London might have the most venues, Manchester a history of iconoclastic ensembles such as the Smiths, Joy Division and Oasis, and Sheffield a host of current buzz bands, but it’s Liverpool that has bragging rights after being named England’s ‘most musical city’ in a poll conducted by the country’s Arts Council.

The accolade is ripe timing, coming in a year in which the city is held under the spotlight of being European Capital of Culture and also opened a 10,000-seater Arena that, for the first time, enabled it to compete with neighbouring Manchester for the biggest names in music.

Coming hot on the heels of the Liverpool Soundcity festival, the honour is further evidence of the strength of the area’s resurgent grass roots scene and should go some way to silencing critics that accuse the city of excessive nostalgia for the Beatles and the heyday of Mersey Beat in general.

The online poll – which received thousands of votes – was conducted as part of the Art Council England’s ‘Take It Away’ initiative, which provides interest-free loans for buying instruments in an attempt to boost the country’s budding musicians. Liverpool pipped the Arctic Monkeys’ home-town Sheffield to the post at the last minute, taking 49% of the ballot, while Manchester came in third. Surprisingly, fourth place went not to the capital – London languished in eighth – but to Leicester after a somewhat unexpected influx of votes from fans of crooner Engelbert Humperdinck, who was raised in the city.

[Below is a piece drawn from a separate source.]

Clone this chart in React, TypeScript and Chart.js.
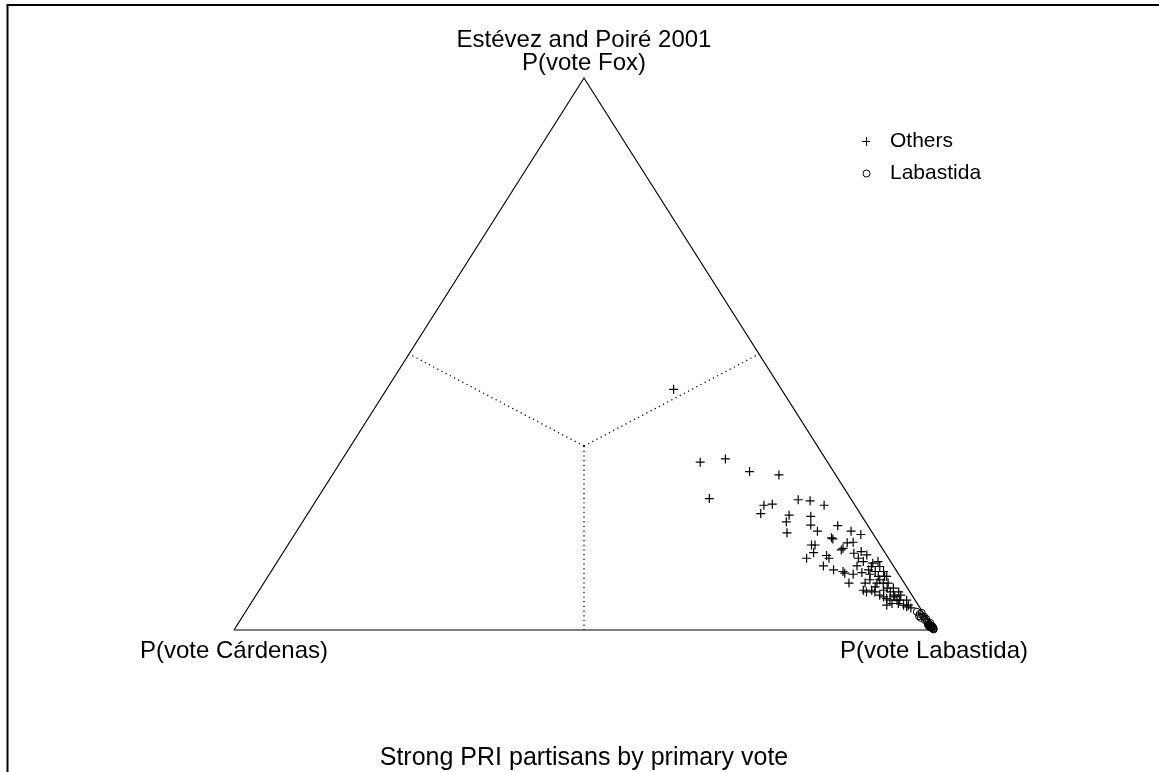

Gordon Ross, Music Coordinator of the Liverpool Culture Company, hailed the city’s music scene and called the award “great news for the city”. He said, “the city today has a phenomenal pool of talent and it’s exciting that now, more than ever, it has the venues, the studios, the promoters and the festivals to nurture new ideas and faces to carry on the city’s best musical traditions”, adding that the accolade “should serve to encourage those seeking to build on that legacy”.

Indeed, one band who will undoubtedly find encouragement in the poll’s outcome will be the Affection, a local four-piece indie outfit who will be playing two sets at this September’s esteemed End of the Road festival – traditionally seen as the full-stop on the summer festival season – as a result. As part of the Most Musical City campaign, unsigned bands were invited to enter a competition for a slot at the weekend event, with the winner being the best entry – as selected by a panel of music industry experts – hailing from the overall victorious city.

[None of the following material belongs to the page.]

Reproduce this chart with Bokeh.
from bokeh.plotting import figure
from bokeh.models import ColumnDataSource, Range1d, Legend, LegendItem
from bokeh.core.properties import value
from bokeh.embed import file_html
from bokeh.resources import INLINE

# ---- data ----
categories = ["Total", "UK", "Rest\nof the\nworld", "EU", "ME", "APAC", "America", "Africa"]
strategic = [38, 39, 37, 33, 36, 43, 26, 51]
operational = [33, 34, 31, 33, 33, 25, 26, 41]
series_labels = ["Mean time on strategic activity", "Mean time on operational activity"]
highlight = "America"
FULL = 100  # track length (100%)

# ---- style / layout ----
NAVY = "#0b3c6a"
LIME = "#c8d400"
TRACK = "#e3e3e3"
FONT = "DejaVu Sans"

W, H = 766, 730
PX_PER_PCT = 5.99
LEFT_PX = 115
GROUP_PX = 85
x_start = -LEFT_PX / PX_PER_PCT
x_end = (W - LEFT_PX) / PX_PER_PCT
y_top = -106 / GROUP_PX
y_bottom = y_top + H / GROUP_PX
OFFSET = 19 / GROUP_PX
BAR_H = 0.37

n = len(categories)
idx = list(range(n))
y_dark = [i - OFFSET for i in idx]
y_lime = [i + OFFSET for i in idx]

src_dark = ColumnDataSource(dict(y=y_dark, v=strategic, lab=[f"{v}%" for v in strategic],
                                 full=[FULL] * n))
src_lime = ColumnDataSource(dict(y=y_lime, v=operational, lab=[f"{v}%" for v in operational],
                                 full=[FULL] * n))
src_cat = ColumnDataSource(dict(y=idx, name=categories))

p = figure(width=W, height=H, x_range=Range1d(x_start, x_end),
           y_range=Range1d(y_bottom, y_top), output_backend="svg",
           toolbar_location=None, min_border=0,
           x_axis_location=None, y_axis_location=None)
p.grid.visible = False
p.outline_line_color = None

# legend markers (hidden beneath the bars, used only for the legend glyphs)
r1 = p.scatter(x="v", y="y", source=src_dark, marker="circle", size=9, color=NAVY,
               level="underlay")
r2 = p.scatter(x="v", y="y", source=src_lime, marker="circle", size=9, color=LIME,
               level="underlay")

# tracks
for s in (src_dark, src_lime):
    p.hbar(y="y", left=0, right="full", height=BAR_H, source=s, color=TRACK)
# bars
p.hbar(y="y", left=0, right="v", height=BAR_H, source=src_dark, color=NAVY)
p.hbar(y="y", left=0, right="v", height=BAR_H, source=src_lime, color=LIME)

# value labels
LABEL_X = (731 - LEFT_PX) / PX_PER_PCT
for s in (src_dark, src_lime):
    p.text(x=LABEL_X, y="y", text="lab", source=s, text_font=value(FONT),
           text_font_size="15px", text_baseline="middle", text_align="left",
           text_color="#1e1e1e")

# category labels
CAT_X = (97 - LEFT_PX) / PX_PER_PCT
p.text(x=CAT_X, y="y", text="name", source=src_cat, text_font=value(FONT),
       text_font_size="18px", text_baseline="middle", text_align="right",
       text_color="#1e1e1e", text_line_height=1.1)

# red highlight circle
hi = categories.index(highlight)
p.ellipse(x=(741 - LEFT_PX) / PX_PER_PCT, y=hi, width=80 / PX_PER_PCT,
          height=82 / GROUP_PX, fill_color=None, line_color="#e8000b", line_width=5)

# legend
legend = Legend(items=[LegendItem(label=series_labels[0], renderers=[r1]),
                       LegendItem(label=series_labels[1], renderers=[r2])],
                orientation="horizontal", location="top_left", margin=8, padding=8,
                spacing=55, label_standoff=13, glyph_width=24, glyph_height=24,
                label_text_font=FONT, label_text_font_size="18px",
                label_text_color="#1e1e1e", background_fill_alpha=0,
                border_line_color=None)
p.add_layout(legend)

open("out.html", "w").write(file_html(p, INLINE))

It’s fair to say the Capital of Culture programme doesn’t exactly prioritise music lovers – Creamfields’s 10th Anniversary notwithstanding, some of the city’s main events this summer are the predictable week-long Beatles festival and the Dad-pleasing Summer Pops (Mick Hucknall, Meat Loaf or Def Leppard, anyone?) But while that programme hardly sets pulses racing (at least not pulses under the age of 50), the results of the Arts Council’s poll are a welcome reminder that the any scene stands or falls on its artists, rather than its home city’s bureaucracy. And in that respect, at least, Liverpool’s future looks bright.